## Required task
Retype only the lines from the one containing "What D3.js code" through the one containing "i) => colors[i]);", both included, word for word. Pictures stay out of the copy.

★ ★ ★ ★ ★

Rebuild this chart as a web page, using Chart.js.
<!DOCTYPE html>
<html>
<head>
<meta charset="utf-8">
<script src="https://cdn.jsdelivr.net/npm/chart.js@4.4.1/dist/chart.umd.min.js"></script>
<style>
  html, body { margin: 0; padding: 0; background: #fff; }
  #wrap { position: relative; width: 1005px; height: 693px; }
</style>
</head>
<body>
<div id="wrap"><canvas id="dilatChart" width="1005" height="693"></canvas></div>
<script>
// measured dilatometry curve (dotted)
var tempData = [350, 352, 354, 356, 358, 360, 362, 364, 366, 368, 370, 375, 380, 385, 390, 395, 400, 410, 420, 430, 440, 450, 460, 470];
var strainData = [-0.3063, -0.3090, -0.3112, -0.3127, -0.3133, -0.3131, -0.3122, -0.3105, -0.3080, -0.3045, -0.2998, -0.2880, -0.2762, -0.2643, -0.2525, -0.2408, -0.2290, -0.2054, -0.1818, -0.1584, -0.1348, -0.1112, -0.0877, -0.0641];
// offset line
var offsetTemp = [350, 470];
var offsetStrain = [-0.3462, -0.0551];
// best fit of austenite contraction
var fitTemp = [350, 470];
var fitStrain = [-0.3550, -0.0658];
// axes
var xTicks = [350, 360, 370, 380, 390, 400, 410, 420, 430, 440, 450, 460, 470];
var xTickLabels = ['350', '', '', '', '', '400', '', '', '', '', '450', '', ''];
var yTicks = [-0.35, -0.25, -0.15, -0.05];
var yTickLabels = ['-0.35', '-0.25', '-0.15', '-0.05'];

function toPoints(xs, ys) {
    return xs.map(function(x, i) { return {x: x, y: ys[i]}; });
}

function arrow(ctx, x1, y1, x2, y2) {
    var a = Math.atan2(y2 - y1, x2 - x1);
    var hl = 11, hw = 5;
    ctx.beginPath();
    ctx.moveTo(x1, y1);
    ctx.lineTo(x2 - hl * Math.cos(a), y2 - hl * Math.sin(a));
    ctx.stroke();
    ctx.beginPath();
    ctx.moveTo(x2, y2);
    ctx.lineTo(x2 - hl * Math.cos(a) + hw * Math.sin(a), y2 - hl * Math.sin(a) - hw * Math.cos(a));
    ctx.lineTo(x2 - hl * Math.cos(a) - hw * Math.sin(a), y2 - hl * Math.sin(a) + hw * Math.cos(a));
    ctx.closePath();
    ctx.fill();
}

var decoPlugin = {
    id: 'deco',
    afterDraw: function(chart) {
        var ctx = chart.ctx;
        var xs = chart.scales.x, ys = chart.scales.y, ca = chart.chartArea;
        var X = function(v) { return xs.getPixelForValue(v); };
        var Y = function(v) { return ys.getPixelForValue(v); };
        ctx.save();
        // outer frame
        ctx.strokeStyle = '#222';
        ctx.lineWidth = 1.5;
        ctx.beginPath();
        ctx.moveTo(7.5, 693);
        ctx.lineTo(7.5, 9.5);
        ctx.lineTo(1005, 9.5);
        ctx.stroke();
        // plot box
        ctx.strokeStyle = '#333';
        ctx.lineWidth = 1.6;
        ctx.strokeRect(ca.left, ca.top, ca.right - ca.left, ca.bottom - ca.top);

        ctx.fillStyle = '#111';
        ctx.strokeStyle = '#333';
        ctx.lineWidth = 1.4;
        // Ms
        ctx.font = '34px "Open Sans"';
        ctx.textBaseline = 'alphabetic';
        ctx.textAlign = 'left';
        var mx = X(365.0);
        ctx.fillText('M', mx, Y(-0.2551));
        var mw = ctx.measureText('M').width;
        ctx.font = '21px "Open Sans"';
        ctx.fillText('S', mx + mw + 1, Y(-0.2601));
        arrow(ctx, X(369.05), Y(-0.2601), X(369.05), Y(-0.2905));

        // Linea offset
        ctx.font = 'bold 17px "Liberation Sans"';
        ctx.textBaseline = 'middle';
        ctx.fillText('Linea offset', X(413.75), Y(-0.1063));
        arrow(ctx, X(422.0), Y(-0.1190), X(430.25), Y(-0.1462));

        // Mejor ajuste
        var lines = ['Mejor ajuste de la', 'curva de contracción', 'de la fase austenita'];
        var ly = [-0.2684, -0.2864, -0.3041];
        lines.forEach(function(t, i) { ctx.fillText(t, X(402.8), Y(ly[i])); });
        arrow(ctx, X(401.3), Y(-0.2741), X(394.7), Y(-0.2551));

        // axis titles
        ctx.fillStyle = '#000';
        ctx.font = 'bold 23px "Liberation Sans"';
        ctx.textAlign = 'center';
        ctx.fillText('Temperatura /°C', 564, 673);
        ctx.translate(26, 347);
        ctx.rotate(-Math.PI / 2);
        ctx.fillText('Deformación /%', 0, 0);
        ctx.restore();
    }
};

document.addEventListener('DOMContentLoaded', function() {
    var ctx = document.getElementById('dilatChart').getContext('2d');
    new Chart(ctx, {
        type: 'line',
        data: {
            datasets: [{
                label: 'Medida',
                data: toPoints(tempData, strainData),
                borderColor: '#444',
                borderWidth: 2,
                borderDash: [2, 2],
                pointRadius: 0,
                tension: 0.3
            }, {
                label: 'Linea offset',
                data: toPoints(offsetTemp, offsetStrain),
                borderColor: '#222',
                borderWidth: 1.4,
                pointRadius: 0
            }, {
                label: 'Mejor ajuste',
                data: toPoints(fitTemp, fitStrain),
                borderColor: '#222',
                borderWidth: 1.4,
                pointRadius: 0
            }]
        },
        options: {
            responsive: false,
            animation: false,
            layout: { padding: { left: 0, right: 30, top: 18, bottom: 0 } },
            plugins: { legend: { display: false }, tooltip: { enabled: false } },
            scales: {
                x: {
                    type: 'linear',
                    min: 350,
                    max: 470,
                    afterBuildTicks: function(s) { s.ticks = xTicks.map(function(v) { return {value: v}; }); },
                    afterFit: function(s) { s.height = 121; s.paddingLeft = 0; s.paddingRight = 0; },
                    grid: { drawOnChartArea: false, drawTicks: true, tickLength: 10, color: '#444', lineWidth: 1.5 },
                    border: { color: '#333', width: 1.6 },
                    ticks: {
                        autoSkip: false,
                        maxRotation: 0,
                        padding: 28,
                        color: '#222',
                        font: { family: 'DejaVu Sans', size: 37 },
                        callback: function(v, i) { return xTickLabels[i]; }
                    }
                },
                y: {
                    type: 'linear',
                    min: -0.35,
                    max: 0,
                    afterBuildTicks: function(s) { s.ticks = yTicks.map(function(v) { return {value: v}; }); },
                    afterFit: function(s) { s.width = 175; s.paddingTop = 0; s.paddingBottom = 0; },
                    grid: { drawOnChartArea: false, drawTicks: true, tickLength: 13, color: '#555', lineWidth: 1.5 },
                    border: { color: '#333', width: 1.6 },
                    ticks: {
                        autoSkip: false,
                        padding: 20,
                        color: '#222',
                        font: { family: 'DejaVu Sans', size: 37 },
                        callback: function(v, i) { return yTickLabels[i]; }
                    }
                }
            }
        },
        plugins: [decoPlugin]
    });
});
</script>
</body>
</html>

★ ★ ★ ★ ★

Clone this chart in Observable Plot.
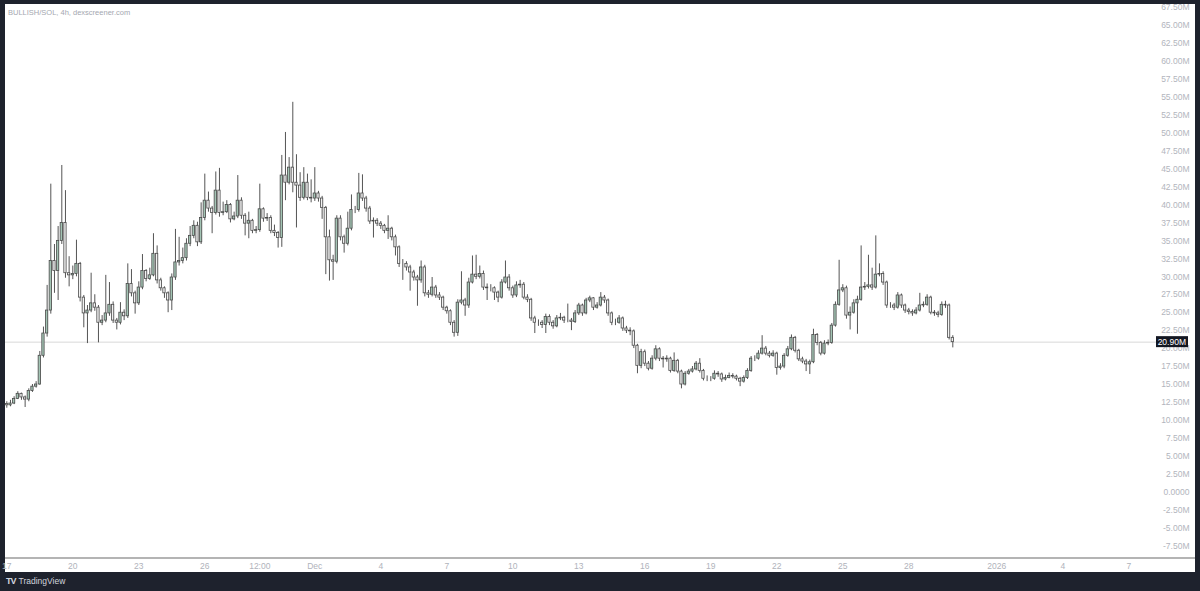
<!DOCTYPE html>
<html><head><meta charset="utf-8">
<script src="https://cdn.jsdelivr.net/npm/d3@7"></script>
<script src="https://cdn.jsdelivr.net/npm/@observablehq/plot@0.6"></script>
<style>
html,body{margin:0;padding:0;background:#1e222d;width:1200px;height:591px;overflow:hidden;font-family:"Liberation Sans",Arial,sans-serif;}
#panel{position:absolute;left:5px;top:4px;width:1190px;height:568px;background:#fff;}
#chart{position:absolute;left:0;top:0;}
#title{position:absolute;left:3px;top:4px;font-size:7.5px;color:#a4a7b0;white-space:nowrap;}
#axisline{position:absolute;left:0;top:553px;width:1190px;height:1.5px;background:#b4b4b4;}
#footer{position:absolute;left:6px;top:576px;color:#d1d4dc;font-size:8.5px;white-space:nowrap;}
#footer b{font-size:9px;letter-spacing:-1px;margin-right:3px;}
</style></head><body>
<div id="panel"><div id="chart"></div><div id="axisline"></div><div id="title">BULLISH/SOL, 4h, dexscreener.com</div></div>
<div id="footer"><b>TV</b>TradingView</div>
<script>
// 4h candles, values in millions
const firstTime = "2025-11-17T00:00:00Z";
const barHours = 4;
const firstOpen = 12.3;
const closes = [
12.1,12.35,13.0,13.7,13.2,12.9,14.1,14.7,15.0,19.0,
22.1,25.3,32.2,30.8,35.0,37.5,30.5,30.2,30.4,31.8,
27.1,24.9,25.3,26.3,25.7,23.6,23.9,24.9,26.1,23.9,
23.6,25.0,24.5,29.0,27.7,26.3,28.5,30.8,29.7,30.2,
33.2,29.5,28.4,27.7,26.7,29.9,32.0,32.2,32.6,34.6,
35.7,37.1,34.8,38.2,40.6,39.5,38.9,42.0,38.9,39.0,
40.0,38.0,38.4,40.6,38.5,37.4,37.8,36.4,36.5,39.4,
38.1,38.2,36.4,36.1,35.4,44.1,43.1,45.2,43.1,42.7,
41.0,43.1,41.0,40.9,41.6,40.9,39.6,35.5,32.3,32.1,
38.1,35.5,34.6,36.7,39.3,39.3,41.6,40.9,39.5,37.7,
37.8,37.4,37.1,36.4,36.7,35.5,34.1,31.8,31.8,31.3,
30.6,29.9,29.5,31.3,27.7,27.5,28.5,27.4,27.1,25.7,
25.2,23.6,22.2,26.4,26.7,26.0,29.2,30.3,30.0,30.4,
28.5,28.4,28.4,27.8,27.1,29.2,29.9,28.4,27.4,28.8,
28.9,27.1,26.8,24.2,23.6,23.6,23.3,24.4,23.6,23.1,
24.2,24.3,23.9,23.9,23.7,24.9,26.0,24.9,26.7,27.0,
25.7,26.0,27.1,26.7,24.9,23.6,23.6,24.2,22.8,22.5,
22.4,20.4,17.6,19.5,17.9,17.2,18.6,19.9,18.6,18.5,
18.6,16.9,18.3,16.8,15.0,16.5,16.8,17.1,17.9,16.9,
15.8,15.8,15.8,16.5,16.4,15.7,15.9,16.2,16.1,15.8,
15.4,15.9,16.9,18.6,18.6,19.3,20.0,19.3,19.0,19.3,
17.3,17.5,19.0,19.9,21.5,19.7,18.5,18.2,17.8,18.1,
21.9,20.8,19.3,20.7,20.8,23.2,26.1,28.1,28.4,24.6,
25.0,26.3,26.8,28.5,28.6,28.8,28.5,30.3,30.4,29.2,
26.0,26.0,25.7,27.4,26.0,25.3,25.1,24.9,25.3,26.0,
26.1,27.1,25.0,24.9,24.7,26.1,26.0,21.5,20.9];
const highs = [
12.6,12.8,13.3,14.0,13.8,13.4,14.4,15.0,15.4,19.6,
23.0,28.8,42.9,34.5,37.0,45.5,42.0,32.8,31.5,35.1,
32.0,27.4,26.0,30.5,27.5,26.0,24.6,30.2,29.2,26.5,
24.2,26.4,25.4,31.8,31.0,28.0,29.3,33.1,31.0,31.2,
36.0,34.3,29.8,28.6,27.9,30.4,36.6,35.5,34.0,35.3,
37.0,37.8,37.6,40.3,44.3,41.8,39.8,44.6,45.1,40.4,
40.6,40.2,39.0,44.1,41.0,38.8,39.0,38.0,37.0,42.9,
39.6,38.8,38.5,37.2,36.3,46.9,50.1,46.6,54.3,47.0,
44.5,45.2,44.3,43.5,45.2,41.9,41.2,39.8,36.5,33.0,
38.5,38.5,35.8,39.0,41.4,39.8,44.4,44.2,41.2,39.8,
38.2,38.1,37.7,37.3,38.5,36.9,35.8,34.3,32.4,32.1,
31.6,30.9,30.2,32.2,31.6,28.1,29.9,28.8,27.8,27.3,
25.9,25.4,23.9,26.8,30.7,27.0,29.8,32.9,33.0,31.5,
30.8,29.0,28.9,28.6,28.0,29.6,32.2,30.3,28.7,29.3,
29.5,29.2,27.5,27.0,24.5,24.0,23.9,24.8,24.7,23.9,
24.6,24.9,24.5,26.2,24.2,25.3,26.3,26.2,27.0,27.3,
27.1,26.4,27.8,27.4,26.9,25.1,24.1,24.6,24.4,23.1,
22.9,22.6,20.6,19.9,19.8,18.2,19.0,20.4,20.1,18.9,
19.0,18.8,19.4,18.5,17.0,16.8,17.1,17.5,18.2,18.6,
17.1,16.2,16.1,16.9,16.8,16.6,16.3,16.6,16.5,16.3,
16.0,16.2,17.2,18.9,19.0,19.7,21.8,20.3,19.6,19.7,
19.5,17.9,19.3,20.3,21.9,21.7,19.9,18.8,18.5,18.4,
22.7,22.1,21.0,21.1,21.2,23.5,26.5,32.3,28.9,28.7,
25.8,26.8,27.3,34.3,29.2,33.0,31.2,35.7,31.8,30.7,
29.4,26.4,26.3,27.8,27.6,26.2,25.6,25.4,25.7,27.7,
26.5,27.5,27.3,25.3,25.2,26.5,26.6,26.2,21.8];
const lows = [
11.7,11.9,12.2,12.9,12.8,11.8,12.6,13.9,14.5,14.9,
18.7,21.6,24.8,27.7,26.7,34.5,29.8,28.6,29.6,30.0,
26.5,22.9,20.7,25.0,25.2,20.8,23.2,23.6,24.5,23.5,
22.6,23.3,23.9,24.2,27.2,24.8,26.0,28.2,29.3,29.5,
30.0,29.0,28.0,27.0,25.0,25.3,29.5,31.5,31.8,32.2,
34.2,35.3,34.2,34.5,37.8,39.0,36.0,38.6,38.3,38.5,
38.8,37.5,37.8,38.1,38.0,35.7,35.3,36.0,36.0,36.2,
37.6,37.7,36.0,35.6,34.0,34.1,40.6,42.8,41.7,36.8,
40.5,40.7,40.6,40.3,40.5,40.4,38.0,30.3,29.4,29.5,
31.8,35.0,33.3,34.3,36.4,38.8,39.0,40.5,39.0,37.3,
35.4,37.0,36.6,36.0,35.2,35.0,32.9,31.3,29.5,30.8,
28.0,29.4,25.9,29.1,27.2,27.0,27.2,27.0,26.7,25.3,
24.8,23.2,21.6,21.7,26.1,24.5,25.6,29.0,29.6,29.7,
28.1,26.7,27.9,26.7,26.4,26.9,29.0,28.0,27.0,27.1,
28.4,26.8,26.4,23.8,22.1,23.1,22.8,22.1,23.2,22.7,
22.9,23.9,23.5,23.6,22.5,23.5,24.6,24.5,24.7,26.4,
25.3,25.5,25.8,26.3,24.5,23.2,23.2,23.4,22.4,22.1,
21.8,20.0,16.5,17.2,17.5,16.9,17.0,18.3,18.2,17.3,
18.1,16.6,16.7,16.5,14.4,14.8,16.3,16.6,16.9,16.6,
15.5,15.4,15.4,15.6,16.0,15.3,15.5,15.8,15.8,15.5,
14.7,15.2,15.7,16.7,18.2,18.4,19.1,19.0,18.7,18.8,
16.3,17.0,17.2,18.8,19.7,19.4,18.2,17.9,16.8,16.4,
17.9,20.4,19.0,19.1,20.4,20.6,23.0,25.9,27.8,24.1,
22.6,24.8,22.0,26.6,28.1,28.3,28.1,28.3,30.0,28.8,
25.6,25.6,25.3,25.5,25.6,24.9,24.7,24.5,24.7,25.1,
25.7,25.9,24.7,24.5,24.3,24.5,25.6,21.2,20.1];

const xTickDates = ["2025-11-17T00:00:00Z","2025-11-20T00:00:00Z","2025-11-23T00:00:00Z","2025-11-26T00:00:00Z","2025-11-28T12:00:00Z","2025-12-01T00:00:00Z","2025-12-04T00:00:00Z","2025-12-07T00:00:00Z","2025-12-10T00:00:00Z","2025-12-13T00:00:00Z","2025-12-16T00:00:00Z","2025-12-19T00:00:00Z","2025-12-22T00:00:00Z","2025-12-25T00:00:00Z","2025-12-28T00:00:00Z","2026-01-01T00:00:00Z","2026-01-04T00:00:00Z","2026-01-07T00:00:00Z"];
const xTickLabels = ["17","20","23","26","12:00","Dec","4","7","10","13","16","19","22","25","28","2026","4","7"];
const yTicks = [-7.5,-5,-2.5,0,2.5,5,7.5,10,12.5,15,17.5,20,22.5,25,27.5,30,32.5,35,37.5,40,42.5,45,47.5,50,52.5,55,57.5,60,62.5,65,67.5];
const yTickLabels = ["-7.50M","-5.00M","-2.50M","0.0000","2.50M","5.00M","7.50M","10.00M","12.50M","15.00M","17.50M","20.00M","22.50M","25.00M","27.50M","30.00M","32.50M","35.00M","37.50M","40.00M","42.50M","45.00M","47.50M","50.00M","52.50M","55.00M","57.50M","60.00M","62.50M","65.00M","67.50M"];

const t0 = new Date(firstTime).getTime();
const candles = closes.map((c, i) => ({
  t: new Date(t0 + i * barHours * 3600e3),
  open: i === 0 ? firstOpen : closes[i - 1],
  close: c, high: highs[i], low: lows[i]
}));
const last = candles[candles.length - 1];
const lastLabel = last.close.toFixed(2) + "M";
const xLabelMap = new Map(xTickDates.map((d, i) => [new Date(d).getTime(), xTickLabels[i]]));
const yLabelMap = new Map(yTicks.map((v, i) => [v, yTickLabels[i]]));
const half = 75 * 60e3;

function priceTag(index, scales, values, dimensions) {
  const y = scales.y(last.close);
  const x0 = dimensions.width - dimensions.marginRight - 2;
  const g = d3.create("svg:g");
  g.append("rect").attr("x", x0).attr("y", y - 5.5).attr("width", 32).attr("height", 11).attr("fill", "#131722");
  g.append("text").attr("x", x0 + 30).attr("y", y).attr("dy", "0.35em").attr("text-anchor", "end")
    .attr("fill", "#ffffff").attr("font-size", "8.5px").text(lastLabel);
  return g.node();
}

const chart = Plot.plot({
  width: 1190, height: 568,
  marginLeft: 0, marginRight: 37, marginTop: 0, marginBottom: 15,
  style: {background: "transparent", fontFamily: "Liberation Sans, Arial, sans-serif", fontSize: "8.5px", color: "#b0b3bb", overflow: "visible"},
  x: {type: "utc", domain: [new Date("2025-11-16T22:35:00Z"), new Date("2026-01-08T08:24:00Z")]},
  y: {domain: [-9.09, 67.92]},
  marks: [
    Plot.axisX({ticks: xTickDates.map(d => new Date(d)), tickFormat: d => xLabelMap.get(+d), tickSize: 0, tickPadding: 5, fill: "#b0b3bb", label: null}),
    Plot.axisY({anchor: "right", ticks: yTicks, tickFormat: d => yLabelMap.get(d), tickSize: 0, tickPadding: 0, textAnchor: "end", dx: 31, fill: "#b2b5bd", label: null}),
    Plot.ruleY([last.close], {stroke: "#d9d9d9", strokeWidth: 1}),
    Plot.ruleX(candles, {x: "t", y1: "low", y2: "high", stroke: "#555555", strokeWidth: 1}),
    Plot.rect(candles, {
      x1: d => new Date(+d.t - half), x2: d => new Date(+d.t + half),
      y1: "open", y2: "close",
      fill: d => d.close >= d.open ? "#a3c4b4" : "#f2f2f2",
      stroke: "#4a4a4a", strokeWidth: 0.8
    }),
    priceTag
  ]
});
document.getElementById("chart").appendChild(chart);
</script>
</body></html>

★ ★ ★ ★ ★

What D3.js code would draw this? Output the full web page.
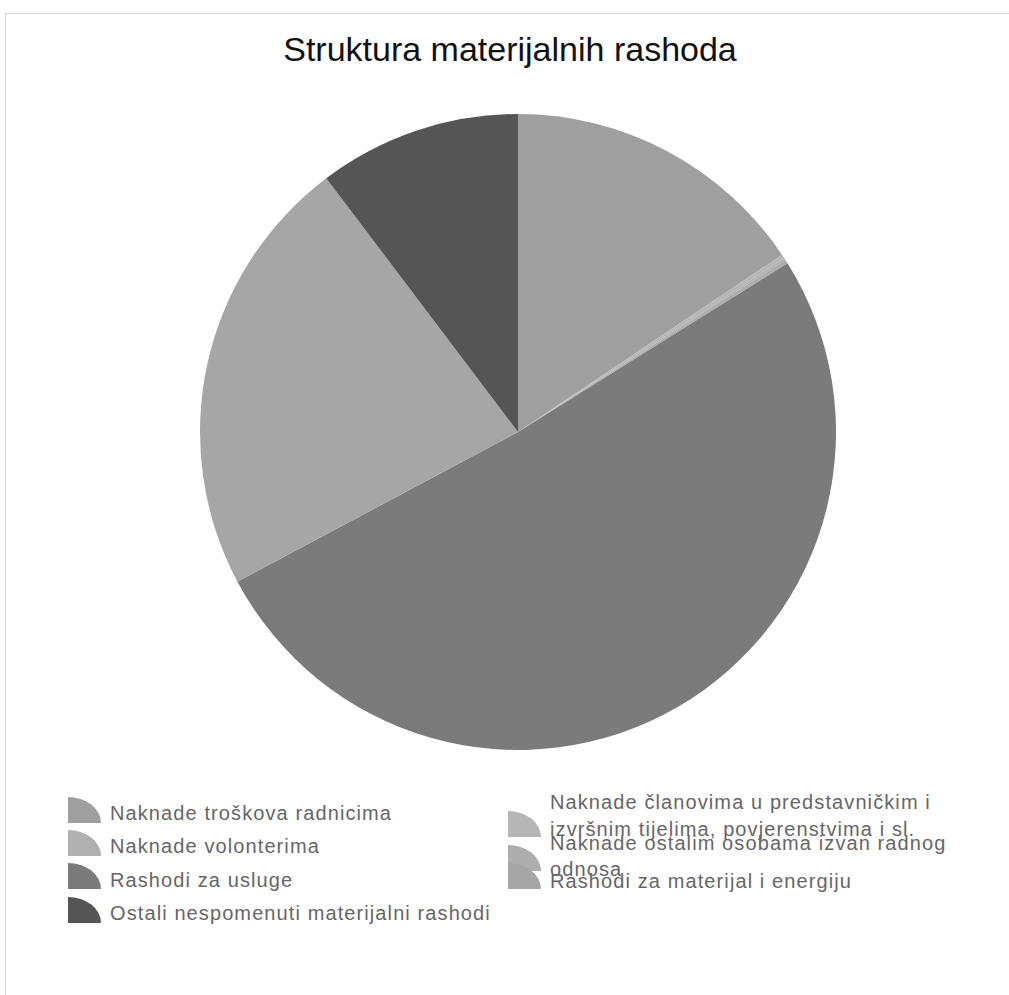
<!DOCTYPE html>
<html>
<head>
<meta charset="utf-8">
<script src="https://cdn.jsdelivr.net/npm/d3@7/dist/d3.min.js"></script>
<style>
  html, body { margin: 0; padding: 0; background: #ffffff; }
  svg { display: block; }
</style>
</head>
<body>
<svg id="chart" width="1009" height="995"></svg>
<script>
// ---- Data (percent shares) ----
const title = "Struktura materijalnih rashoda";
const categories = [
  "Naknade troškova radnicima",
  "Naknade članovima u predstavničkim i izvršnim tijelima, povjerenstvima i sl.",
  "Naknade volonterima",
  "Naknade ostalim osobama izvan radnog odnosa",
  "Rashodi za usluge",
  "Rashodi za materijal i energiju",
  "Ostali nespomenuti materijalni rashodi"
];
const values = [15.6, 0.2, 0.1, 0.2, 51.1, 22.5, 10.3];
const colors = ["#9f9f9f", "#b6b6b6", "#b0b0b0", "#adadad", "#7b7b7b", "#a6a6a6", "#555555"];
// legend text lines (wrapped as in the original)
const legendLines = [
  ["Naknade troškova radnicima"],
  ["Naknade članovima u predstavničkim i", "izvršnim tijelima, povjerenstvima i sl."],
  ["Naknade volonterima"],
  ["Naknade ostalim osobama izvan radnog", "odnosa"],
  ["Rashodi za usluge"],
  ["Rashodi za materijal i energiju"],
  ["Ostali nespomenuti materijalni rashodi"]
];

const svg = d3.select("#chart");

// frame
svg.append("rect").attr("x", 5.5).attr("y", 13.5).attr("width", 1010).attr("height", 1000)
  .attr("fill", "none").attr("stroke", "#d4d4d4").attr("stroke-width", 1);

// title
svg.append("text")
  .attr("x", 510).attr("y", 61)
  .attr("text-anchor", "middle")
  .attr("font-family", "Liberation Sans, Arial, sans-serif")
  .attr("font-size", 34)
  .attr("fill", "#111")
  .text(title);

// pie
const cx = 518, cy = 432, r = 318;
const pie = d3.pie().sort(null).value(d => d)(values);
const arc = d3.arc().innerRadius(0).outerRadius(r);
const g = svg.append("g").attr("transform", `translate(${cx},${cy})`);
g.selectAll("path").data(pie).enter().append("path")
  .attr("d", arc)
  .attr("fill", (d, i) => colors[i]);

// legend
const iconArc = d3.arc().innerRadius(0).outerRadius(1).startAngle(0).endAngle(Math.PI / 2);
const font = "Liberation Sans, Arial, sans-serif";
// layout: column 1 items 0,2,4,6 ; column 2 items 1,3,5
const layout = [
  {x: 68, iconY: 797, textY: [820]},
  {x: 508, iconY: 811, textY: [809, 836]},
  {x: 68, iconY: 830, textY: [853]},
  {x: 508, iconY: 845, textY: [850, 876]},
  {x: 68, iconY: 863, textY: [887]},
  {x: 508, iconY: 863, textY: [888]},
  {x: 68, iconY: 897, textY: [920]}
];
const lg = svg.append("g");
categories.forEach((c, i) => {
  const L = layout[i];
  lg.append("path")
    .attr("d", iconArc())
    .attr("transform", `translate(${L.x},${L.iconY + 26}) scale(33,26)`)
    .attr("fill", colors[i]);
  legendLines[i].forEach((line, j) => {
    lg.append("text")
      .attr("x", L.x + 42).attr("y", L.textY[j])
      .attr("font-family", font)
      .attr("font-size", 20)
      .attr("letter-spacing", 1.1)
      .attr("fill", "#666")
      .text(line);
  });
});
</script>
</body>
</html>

★ ★ ★ ★ ★

## Reply to the exercise
What D3.js code would draw this? Output the full web page.
<!DOCTYPE html>
<html>
<head>
<meta charset="utf-8">
<script src="https://cdn.jsdelivr.net/npm/d3@7/dist/d3.min.js"></script>
<style>
  html, body { margin: 0; padding: 0; background: #ffffff; }
  svg { display: block; }
</style>
</head>
<body>
<svg id="chart" width="1009" height="995"></svg>
<script>
// ---- Data (percent shares) ----
const title = "Struktura materijalnih rashoda";
const categories = [
  "Naknade troškova radnicima",
  "Naknade članovima u predstavničkim i izvršnim tijelima, povjerenstvima i sl.",
  "Naknade volonterima",
  "Naknade ostalim osobama izvan radnog odnosa",
  "Rashodi za usluge",
  "Rashodi za materijal i energiju",
  "Ostali nespomenuti materijalni rashodi"
];
const values = [15.6, 0.2, 0.1, 0.2, 51.1, 22.5, 10.3];
const colors = ["#9f9f9f", "#b6b6b6", "#b0b0b0", "#adadad", "#7b7b7b", "#a6a6a6", "#555555"];
// legend text lines (wrapped as in the original)
const legendLines = [
  ["Naknade troškova radnicima"],
  ["Naknade članovima u predstavničkim i", "izvršnim tijelima, povjerenstvima i sl."],
  ["Naknade volonterima"],
  ["Naknade ostalim osobama izvan radnog", "odnosa"],
  ["Rashodi za usluge"],
  ["Rashodi za materijal i energiju"],
  ["Ostali nespomenuti materijalni rashodi"]
];

const svg = d3.select("#chart");

// frame
svg.append("rect").attr("x", 5.5).attr("y", 13.5).attr("width", 1010).attr("height", 1000)
  .attr("fill", "none").attr("stroke", "#d4d4d4").attr("stroke-width", 1);

// title
svg.append("text")
  .attr("x", 510).attr("y", 61)
  .attr("text-anchor", "middle")
  .attr("font-family", "Liberation Sans, Arial, sans-serif")
  .attr("font-size", 34)
  .attr("fill", "#111")
  .text(title);

// pie
const cx = 518, cy = 432, r = 318;
const pie = d3.pie().sort(null).value(d => d)(values);
const arc = d3.arc().innerRadius(0).outerRadius(r);
const g = svg.append("g").attr("transform", `translate(${cx},${cy})`);
g.selectAll("path").data(pie).enter().append("path")
  .attr("d", arc)
  .attr("fill", (d, i) => colors[i]);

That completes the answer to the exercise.